------ Data lines

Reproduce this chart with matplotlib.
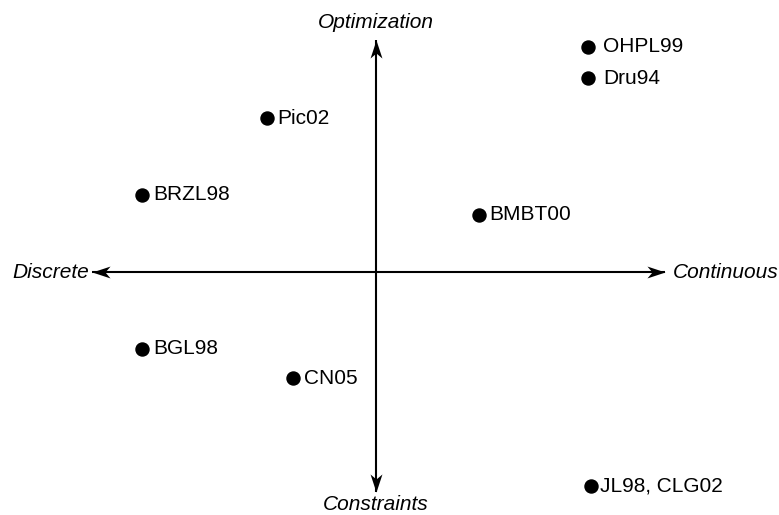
import matplotlib.pyplot as plt
from matplotlib.path import Path
from matplotlib.markers import MarkerStyle
from matplotlib.transforms import Affine2D

plt.rcParams['font.family'] = ['Liberation Sans', 'DejaVu Sans']

# paper positions on the two axes (x: discrete -> continuous, y: constraints -> optimization)
names = ["OHPL99", "Dru94", "Pic02", "BRZL98", "BMBT00", "BGL98", "CN05", "JL98, CLG02"]
xs = [212, 212, -109, -234, 103, -234, -83, 215]
ys = [225, 194, 154, 77, 57, -77, -106, -214]
gaps = [15, 15, 10, 11, 10, 11, 11, 9]

fig = plt.figure(figsize=(7.79, 5.15), dpi=100)
ax = fig.add_axes([0, 0, 1, 1])
ax.set_xlim(-376, 403)
ax.set_ylim(-243, 272)
ax.axis('off')

# concave arrow head, tip at origin, pointing right
head = Path([(0, 0), (-1, 0.33), (-0.72, 0), (-1, -0.33), (0, 0)],
            [Path.MOVETO, Path.LINETO, Path.LINETO, Path.LINETO, Path.CLOSEPOLY])

def arrow(x, y, angle):
    ax.plot([0, x], [0, y], color='black', lw=1.5, solid_capstyle='butt')
    m = MarkerStyle(head, transform=Affine2D().rotate_deg(angle))
    ax.plot([x], [y], marker=m, markersize=26, color='black', markeredgewidth=0)

arrow(289, 0, 0)
arrow(-284, 0, 180)
arrow(0, 232, 90)
arrow(0, -220, 270)

ax.text(-287, 0, "Discrete", style='italic', fontsize=15, ha='right', va='center')
ax.text(297, 0, "Continuous", style='italic', fontsize=15, ha='left', va='center')
ax.text(0, 250, "Optimization", style='italic', fontsize=15, ha='center', va='center')
ax.text(0, -232, "Constraints", style='italic', fontsize=15, ha='center', va='center')

ax.scatter(xs, ys, s=88, color='black', zorder=3)
for n, x, y, g in zip(names, xs, ys, gaps):
    ax.text(x + g, y, n, fontsize=15, ha='left', va='center')

fig.savefig("out.png", dpi=100)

------------

→ **Problem details**
Copy all lines above containing the string "matplotlib".

→ **Exercise answer**
Reproduce this chart with matplotlib.
import matplotlib.pyplot as plt
from matplotlib.path import Path
from matplotlib.markers import MarkerStyle
from matplotlib.transforms import Affine2D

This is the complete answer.